EXERCISE —
Repeat the lines below exactly as written, please, from the line with "Generate a Python" to the line with "import numpy as np", both lines included, and no others.

DATA LISTING —
* BEGIN *
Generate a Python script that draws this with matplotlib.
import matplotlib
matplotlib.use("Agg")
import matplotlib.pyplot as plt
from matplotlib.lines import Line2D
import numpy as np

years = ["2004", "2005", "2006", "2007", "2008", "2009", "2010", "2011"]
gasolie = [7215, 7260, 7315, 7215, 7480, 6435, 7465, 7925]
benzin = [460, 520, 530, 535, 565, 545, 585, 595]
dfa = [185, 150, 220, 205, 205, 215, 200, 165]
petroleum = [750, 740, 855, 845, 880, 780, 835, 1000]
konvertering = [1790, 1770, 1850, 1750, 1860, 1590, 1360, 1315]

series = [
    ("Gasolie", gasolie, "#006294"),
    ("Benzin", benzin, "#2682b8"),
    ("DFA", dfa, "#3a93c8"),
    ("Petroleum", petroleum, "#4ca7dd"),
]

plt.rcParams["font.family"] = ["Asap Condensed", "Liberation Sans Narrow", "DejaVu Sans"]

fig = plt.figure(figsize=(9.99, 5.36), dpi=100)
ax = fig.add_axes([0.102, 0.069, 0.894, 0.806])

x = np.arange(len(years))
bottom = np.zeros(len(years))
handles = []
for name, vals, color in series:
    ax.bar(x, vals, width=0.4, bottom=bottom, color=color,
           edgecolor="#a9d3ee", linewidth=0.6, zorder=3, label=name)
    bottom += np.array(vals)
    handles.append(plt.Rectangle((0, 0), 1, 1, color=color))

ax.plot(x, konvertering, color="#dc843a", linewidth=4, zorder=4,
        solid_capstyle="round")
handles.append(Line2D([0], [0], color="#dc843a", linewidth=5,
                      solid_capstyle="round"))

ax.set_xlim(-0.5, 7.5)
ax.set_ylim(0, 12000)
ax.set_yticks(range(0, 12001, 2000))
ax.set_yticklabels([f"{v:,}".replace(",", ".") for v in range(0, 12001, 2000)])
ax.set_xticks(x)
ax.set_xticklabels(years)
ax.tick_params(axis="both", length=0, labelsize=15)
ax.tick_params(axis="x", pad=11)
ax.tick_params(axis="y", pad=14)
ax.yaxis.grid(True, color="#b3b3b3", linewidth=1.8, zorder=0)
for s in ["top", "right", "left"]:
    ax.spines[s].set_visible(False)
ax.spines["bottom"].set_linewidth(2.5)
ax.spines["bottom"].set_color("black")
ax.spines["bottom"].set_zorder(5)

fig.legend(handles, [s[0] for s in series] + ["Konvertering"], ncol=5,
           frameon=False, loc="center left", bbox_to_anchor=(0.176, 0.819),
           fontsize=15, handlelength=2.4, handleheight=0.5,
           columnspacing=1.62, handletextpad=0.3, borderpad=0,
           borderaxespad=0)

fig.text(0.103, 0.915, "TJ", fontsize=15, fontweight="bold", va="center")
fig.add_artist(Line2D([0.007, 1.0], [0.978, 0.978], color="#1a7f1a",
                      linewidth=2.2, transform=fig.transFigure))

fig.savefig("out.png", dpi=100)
* END *
* BEGIN *
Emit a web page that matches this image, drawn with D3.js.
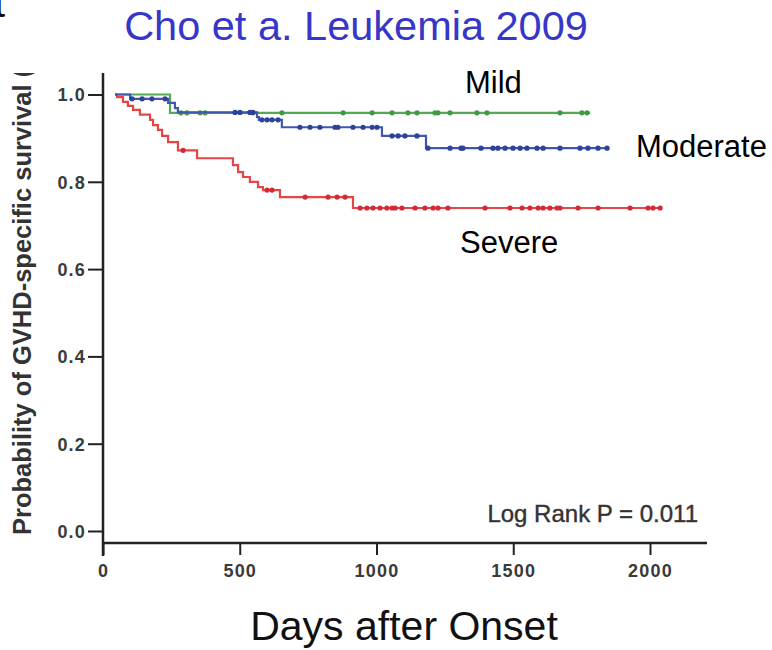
* END *
CORRECT RESPONSE —
Generate a Python script that draws this with matplotlib.
import matplotlib
matplotlib.use("Agg")
import matplotlib.pyplot as plt
from matplotlib.lines import Line2D
import numpy as np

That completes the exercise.